Attempting to achieve a homestyle flair, the green beans are accompanied by bits of bacon and diced white onions, both of which appear to be only half-cooked. The stalks themselves, however, are exceedingly tender, almost to the point of disintegrating. All the ingredients are simultaneously drowning in a watery yet greasy base. A spoon may be more appropriate than a fork to tackle the saturated dish, which is more reminiscent of pea soup than a fresh vegetable. In terms of taste, there isn't much to speak of. 

The beans exhibit a touch of smokiness paired with a strange sweetness. For the most part, the dish can be chalked up to a bland and flavorless mush. If you still want to add some green to your steak dinner, one of the chain's side salads or steamed broccoli will likely be a better bet.

2. Pulled pork dinner

Texas is arguably the best state to enjoy good ol' American barbecue, with cities like Austin, San Antonio, and Houston taking the reins. But, did you know Texas Roadhouse has no original ties to the Lone Star State? That's right. The franchise actually got its start in Clarksville, Indiana, and is now headquartered across the river in Louisville, Kentucky. This lack of authenticity may rile up some Texans. It also may explain why one of the chain's prominent barbecue dishes, the pulled pork dinner, doesn't live up to the Southern state's name.

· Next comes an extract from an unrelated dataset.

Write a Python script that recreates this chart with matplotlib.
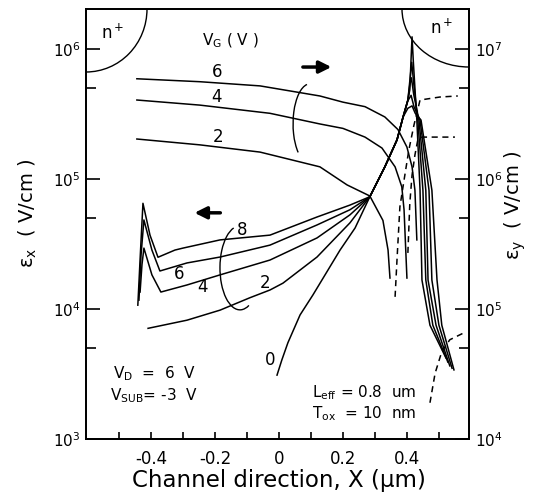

The bare-bones version of a pulled pork sandwich doesn't inspire much confidence from the jump, with a presentation that's less than appealing. The pork shreds and bits are presented a bit carelessly on the plate. It's quite unsightly, especially if the BBQ sauce — the dish's only redeeming quality — hasn't been slathered on yet. Digging in, half of the helping is often gristly and fatty. Conversely, the other half is often dried out with a tough texture.

Then, as the cherry on top of an already unsatisfying meal, the pulled pork dinner is served with a side of crusty, often burnt bread that is a far cry from the chain's pillowy and beloved dinner rolls. The only good news is that it also comes with a choice of two Legendary sides, so there's still a chance to end up with something palatable on your plate.

1. Steak fries

A steak would be nothing without its frites. That's why you'll find a version of the stringy spuds on nearly every steakhouse menu you can get your hands on. Some joints dazzle you with complex cuts from curly to crinkle, while others err on the side of simplicity with straight or shoestring fries. The Roadhouse lands somewhere in the middle with its thick-cut, Texas-sized steak fries. A perfectly acceptable choice, but one which is poorly executed.

Eat This, Not That! reports that Texas Roadhouse fries arrive frozen, which explains why the rectangular slabs somehow manage to lack both warmth and crispness — bare minimum attributes one would expect from any restaurant French fry. Instead, in my experience, they live in a constant state of sogginess with no crunch to offset their mushy potato interior. 

This less-than-appealing texture could have been overlooked if masked by a killer seasoning, but no dice there. Instead, you get a basic and overdone combination of salt, garlic salt, and onion powder to dress this side dish. Yet many end up bare, missed altogether in the dusting process; others are nearly drowned by tiny granules with a too-sharp flavor. Unfortunately for Texas Roadhouse, this adds up to a fry rendition that pales in comparison to the best french fries in America.


No matter how established, popular, or even well-perceived a restaurant is, it is bound to offer a few dishes that are simply not up to par with others. Texas Roadhouse is no exception. Over my years dining at the Kentucky-based chain, including dozens of visits, I've gained a stout understanding of which meals delight without fail and, conversely, what fare consistently sparks hissy fits amongst patrons. 

The dishes in this list were chosen and ranked for their lack of overall flavor as compared to numerous other options on the menu. The Cactus Blossom and butter rolls are still pretty Texas Roadhouse icons. But this compiled list of items falls short of our Texas-sized expectations — and, based on reviews and insider information, others certainly agree.